__What is asked__: Return every line of the records below verbatim, with no pictures in the copy.
— start Given entries —
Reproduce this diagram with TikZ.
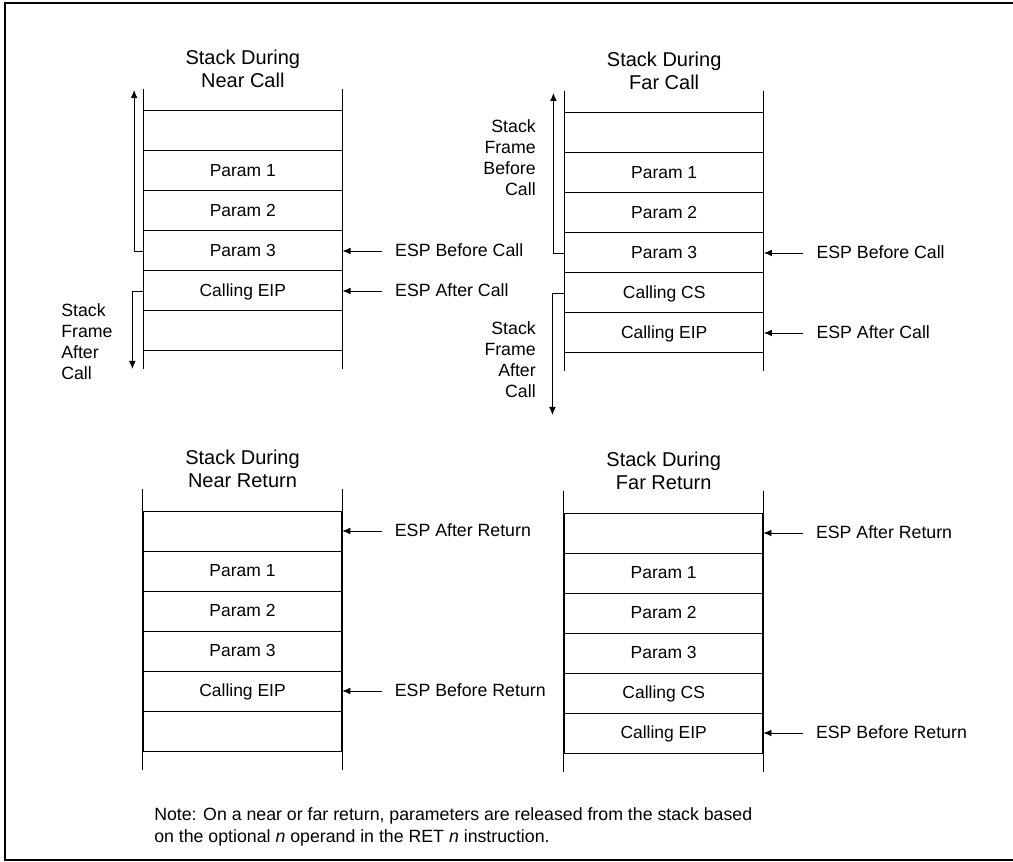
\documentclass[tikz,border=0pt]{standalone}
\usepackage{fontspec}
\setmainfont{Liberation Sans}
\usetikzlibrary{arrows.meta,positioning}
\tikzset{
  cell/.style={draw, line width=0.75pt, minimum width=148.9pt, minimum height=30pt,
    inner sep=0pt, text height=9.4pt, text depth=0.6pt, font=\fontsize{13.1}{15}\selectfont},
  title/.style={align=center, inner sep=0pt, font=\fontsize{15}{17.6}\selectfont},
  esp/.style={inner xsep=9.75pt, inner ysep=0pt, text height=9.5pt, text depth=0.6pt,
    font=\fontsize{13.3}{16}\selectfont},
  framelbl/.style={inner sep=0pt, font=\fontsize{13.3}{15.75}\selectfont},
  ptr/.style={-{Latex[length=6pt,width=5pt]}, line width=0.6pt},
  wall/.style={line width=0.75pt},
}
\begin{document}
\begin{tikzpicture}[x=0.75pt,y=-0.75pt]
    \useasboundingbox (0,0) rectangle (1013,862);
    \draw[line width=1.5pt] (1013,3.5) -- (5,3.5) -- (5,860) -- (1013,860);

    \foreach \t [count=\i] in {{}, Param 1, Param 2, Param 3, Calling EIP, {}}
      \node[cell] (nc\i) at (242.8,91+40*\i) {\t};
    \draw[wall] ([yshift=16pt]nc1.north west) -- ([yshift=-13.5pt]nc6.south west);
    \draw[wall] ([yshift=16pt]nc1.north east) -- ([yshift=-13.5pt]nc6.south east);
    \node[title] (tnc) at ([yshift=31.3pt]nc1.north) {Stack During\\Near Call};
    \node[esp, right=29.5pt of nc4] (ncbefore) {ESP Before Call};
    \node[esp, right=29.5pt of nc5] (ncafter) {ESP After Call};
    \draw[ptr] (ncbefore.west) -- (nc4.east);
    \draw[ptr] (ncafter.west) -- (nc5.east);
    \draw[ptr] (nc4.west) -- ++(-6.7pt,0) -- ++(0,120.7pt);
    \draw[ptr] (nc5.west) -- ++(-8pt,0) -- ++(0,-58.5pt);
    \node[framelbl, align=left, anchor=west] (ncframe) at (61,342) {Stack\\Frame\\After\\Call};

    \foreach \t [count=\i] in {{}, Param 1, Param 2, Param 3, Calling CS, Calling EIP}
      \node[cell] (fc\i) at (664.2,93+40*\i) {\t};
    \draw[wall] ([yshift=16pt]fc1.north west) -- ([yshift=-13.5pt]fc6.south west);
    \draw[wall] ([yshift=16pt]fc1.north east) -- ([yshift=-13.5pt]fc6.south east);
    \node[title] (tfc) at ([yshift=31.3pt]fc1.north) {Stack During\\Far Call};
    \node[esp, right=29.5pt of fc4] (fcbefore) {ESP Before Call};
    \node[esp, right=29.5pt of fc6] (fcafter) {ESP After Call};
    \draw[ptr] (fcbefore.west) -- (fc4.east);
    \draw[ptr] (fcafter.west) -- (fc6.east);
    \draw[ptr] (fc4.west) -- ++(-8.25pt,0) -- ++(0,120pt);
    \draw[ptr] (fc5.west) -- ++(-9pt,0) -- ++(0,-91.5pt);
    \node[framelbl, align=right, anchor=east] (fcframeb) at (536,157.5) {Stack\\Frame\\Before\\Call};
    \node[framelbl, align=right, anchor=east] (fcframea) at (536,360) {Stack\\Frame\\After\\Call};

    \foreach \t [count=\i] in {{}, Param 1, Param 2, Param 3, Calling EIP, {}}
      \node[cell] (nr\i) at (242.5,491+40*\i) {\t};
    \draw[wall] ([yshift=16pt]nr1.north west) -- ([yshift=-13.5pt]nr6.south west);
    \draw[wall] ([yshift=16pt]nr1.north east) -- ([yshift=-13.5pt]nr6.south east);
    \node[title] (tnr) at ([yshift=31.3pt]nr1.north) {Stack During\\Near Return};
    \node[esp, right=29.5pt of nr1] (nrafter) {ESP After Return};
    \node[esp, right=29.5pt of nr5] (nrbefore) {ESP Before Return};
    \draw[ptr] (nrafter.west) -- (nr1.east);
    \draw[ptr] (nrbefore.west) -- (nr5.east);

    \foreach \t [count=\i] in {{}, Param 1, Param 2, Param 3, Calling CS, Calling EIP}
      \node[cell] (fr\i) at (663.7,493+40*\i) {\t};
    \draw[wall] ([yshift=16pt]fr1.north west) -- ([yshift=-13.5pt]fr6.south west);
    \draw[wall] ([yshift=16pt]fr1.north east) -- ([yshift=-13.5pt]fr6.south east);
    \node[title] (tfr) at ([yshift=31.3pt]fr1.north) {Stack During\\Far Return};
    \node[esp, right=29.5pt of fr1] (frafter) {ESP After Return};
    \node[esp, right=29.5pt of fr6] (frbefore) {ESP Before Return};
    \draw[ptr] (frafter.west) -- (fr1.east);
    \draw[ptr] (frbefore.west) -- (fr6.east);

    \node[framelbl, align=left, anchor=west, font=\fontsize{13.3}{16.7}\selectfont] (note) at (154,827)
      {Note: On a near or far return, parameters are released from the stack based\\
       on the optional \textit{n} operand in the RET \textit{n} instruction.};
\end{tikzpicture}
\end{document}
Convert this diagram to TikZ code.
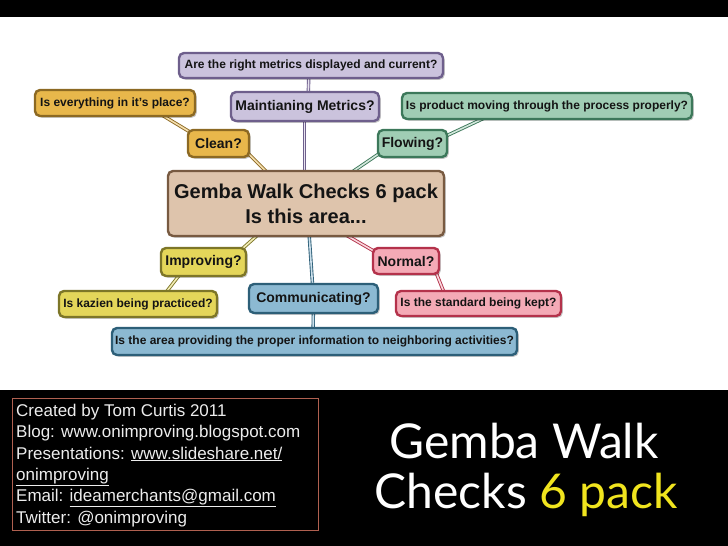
— end Given entries —
__Result__:
Reproduce this diagram with TikZ.
\documentclass[tikz,border=0pt]{standalone}
\usepackage{fontspec}
\setmainfont{Liberation Sans}
\usetikzlibrary{arrows.meta,positioning}
\tikzset{
  cell/.style={draw, line width=0.75pt, minimum width=148.9pt, minimum height=30pt,
    inner sep=0pt, text height=9.4pt, text depth=0.6pt, font=\fontsize{13.1}{15}\selectfont},
  title/.style={align=center, inner sep=0pt, font=\fontsize{15}{17.6}\selectfont},
  esp/.style={inner xsep=9.75pt, inner ysep=0pt, text height=9.5pt, text depth=0.6pt,
    font=\fontsize{13.3}{16}\selectfont},
  framelbl/.style={inner sep=0pt, font=\fontsize{13.3}{15.75}\selectfont},
  ptr/.style={-{Latex[length=6pt,width=5pt]}, line width=0.6pt},
  wall/.style={line width=0.75pt},
}
\begin{document}
\begin{tikzpicture}[x=0.75pt,y=-0.75pt]
    \useasboundingbox (0,0) rectangle (1013,862);
    \draw[line width=1.5pt] (1013,3.5) -- (5,3.5) -- (5,860) -- (1013,860);

    \foreach \t [count=\i] in {{}, Param 1, Param 2, Param 3, Calling EIP, {}}
      \node[cell] (nc\i) at (242.8,91+40*\i) {\t};
    \draw[wall] ([yshift=16pt]nc1.north west) -- ([yshift=-13.5pt]nc6.south west);
    \draw[wall] ([yshift=16pt]nc1.north east) -- ([yshift=-13.5pt]nc6.south east);
    \node[title] (tnc) at ([yshift=31.3pt]nc1.north) {Stack During\\Near Call};
    \node[esp, right=29.5pt of nc4] (ncbefore) {ESP Before Call};
    \node[esp, right=29.5pt of nc5] (ncafter) {ESP After Call};
    \draw[ptr] (ncbefore.west) -- (nc4.east);
    \draw[ptr] (ncafter.west) -- (nc5.east);
    \draw[ptr] (nc4.west) -- ++(-6.7pt,0) -- ++(0,120.7pt);
    \draw[ptr] (nc5.west) -- ++(-8pt,0) -- ++(0,-58.5pt);
    \node[framelbl, align=left, anchor=west] (ncframe) at (61,342) {Stack\\Frame\\After\\Call};

    \foreach \t [count=\i] in {{}, Param 1, Param 2, Param 3, Calling CS, Calling EIP}
      \node[cell] (fc\i) at (664.2,93+40*\i) {\t};
    \draw[wall] ([yshift=16pt]fc1.north west) -- ([yshift=-13.5pt]fc6.south west);
    \draw[wall] ([yshift=16pt]fc1.north east) -- ([yshift=-13.5pt]fc6.south east);
    \node[title] (tfc) at ([yshift=31.3pt]fc1.north) {Stack During\\Far Call};
    \node[esp, right=29.5pt of fc4] (fcbefore) {ESP Before Call};
    \node[esp, right=29.5pt of fc6] (fcafter) {ESP After Call};
    \draw[ptr] (fcbefore.west) -- (fc4.east);
    \draw[ptr] (fcafter.west) -- (fc6.east);
    \draw[ptr] (fc4.west) -- ++(-8.25pt,0) -- ++(0,120pt);
    \draw[ptr] (fc5.west) -- ++(-9pt,0) -- ++(0,-91.5pt);
    \node[framelbl, align=right, anchor=east] (fcframeb) at (536,157.5) {Stack\\Frame\\Before\\Call};
    \node[framelbl, align=right, anchor=east] (fcframea) at (536,360) {Stack\\Frame\\After\\Call};

    \foreach \t [count=\i] in {{}, Param 1, Param 2, Param 3, Calling EIP, {}}
      \node[cell] (nr\i) at (242.5,491+40*\i) {\t};
    \draw[wall] ([yshift=16pt]nr1.north west) -- ([yshift=-13.5pt]nr6.south west);
    \draw[wall] ([yshift=16pt]nr1.north east) -- ([yshift=-13.5pt]nr6.south east);
    \node[title] (tnr) at ([yshift=31.3pt]nr1.north) {Stack During\\Near Return};
    \node[esp, right=29.5pt of nr1] (nrafter) {ESP After Return};
    \node[esp, right=29.5pt of nr5] (nrbefore) {ESP Before Return};
    \draw[ptr] (nrafter.west) -- (nr1.east);
    \draw[ptr] (nrbefore.west) -- (nr5.east);

    \foreach \t [count=\i] in {{}, Param 1, Param 2, Param 3, Calling CS, Calling EIP}
      \node[cell] (fr\i) at (663.7,493+40*\i) {\t};
    \draw[wall] ([yshift=16pt]fr1.north west) -- ([yshift=-13.5pt]fr6.south west);
    \draw[wall] ([yshift=16pt]fr1.north east) -- ([yshift=-13.5pt]fr6.south east);
    \node[title] (tfr) at ([yshift=31.3pt]fr1.north) {Stack During\\Far Return};
    \node[esp, right=29.5pt of fr1] (frafter) {ESP After Return};
    \node[esp, right=29.5pt of fr6] (frbefore) {ESP Before Return};
    \draw[ptr] (frafter.west) -- (fr1.east);
    \draw[ptr] (frbefore.west) -- (fr6.east);

    \node[framelbl, align=left, anchor=west, font=\fontsize{13.3}{16.7}\selectfont] (note) at (154,827)
      {Note: On a near or far return, parameters are released from the stack based\\
       on the optional \textit{n} operand in the RET \textit{n} instruction.};
\end{tikzpicture}
\end{document}
Convert this diagram to TikZ code.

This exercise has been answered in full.